Hiçbir yerde konaklamayan bir düşünceden söz ediyoruz. Diyalektik denen buharlıya takılmış, dönüp dolaşan sol düşünceden. ‘Dostluğun hafif ve seyyar mekânları’ndan düşüncenin akıcı ve derin sularına. Kim diyebilir ki ‘hepimiz aynı evdeyiz’ diye?
‘Biz solcular’ değil elbette.
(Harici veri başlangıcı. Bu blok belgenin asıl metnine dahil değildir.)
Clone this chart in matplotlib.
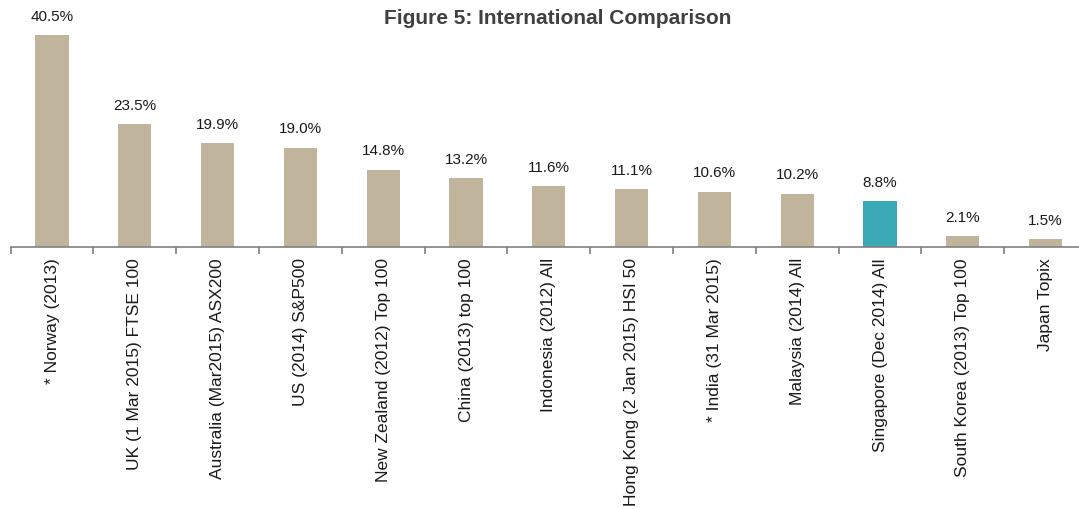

Birinin ‘Biz solcular’ demesi, üstelik bunu iyice duysunlar diye mi, sık sık söylemesinin güzelliğini de unutmayalım. İlhan Berk’in dediğini de, ‘Adlandırılmayan Yoktur’. Varlığımıza, varlıklarımıza kanıt getirme işini de şiirin kendiliğinden yüklenmesi ne hoş! Demek ki ‘Başka bir dünya mümkün’, sokağıyla, şiiriyle, yoluyla, soluyla!
Mümkün de, bir zamanlar mümkün olduğunu varsaydıklarımızdan geriye sosyalizm değil, ‘reel’i kalmıştı! Öyleyse 1936 İspanya’dan beri yenilegeldiğimiz iç savaşımızda başka şeyler mümkün olmalıydı! Aklımız teoriye yetiyordu, hatta bazen fazla geldiği de oluyordu ama akıl akıldan üstündü ve kapitalistler sahiden de fena halde akılcı davranıyorlardı. Bizim denizimiz de, bahçemiz de, evimiz de olan ‘Büyük İnsanlık’la daha yakınlaşmak için ‘başka bir vicdan mümkün’ olmalıydı!
‘Sol: Evin Reddi’nde Tuncay Birkan’ın yazdıklarından aldığım ‘esin’le söylüyorum bunları. 1998-2020 arası yazmış. Sol’un, ‘ev’le birlikte düşünülen ve ‘konfor’ hissi veren zihinsel alışkanlıkları ‘reddetme duruşu’ olduğunu söylüyor ve bir ‘vicdan muhasebesi’yle birlikte, ‘başka bir vicdan mümkün’, sömürü ve tahakküme karşı muharebeye çağırıyor hepimizi Birkan.
Bir-iki yerde daha anmıştım. Ertuğrul Kürkçü, sosyalizmin iyiliğinin halk katında da görülüp yaşanması, yaşatılması gerektiğini söylemişti hayli zaman önce. O iyiliğin ne olduğunu ya ‘biz solcular’ da bilmiyorduk ya da devrim sonrasında yapılacaklar arasında görüyorduk. Oysa “Geçtiğimiz yüzyılda entelektüellerin konumundaki derin sarsıntıyı yaratan başlıca amillerden biri de tek başına ‘aklın’ sanıldığı kadar güçlü bir kılavuz olmadığı”ydı (agy, s.59). Tek başına bırakıldığında saçmalayabilen aklın, “Mutlaka ‘vicdan’la, hiç de rasyonel sayılamayacak olan ahlakla tahkim edilmesi gerekiyordu” dedikten sonra Rousseau’ya, ‘Yalnızgezerin Hayalleri’ne başvuruyor: “Zorlu bütün etik meselelerde her zaman en iyisinin aklın ışığı yerine vicdanın sesini kılavuz edinmek olduğunu düşünmüşümdür.”
Cesare Pavese’nin bence bir ‘ahlak günlüğü’ ve ‘erdem risalesi’ de olan veda kitabı ‘Yaşama Uğraşı’ kaç kuşağın kılavuzu oldu kim bilir! Sonundaki “Tiksiniyorum bütün bunlardan. Sözler değil. Eylem. Artık yazmayacağım” cümlesi belki de en çok şimdilerde bir hareket çağrısı. ‘Biz solcular’ evi reddederken ne öneriyoruz? Bana kalırsa, Turgut Uyar’ın ‘Kırlardan Geliyorlar’ şiiri tam da bu işe göredir: “kırlardan geliyorlar ellerinde sümbülteber/ elbette kırlardan kırlardan gelecekler/başka türlü nasıl güzelleşir bu akşamüstleri”. Sosyalist sistemin eski ‘sınırsız kalkınma ve büyüme tahayyülü’ne karşılık, doğanın sınırlarına vardığımız bu çağda, insan türünün varlığını sürdürmesi için büyüme değil küçülme öneriyor Birkan. Solun bir kimlik değil bir pratik olduğunu hatırlatıyor. Komünizmin artık bir ‘kır komünizmi’ni de içermesi gerektiğini vurguluyor.
Solun tarih olmaması, yeni bir tarih yaratması yolunda başka önerileri de var Birkan’ın. Solun evinden çıkıp solun evrenini yaratması için elbette.